The Myklebust Ship (Norwegian: Myklebustskipet) is the remains of a burned Viking ship that was found in the burial mound Rundehågjen on the farm Myklebust in Nordfjordeid, Norway. The Myklebust ship is the largest Viking ship that has been discovered in Norway.

Excavation 
The archaeologist Anders Lorange traveled to Nordfjordeid from Bergen in 1874 to investigate the large burial mound locally called “Rundehågjen” or “Lisje Skjoratippen”. The mound stands on the Myklebust farm, a farm which used to house 5 burial mounds, and is believed to have been the home of a Viking Dynasty, lead by among others the Viking King Audbjørn Frøybjørnson of the Firda Kingdom.
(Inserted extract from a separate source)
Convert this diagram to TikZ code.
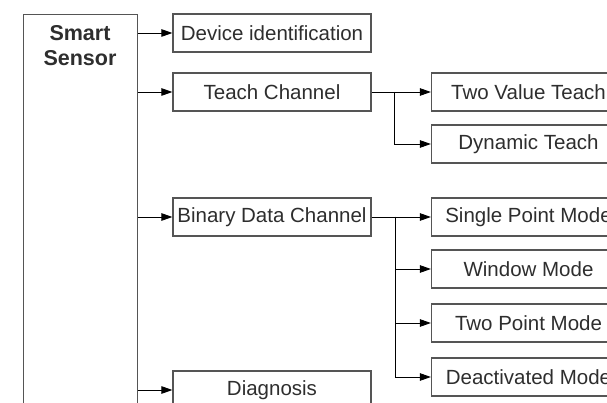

The mound was approximately 30 meters in diameter, and almost 4 meters tall. It also had a wide moat around it. The mound contained the remains of a large Viking ship and a number of high-status objects from the end of the ninth century.

Size 
The size of the ship is known on the basis of several finds according to the University of Bergen:

The first is the number of rivets and nails (at least 7000), and the size of these. The size varied according to which part of the ship it had belonged to and the length told how thick the hull of the ship must have been. The second is the large amount of ash in the pile. The ash layer extended to both edges of the mound, and in the middle there were a double layer, separated by a layer of sand. The other layer may have been the burned remains of the ends of the ship, thrown into the middle before the mound was built over the grave. The third is the number of shield bosses in the grave. A total of 44 shield bosses were found, something that is believed to represent the crew of the ship. This number is counted as a minimum number as the grave was only halfway excavated. The shields would probably be placed along the rows on the ship, and therefore gives a picture of the length of the ship. Based on these points, the estimated length of the Myklebust ship is 30 meters (100ft).

Reconstruction 
The Viking museum Sagastad in Nordfjordeid, houses a full-scale replica of the Myklebust ship as its main attraction. The ship was christened by the Norwegian Minister of Culture Trine Skei Grande on the 10 May 2019.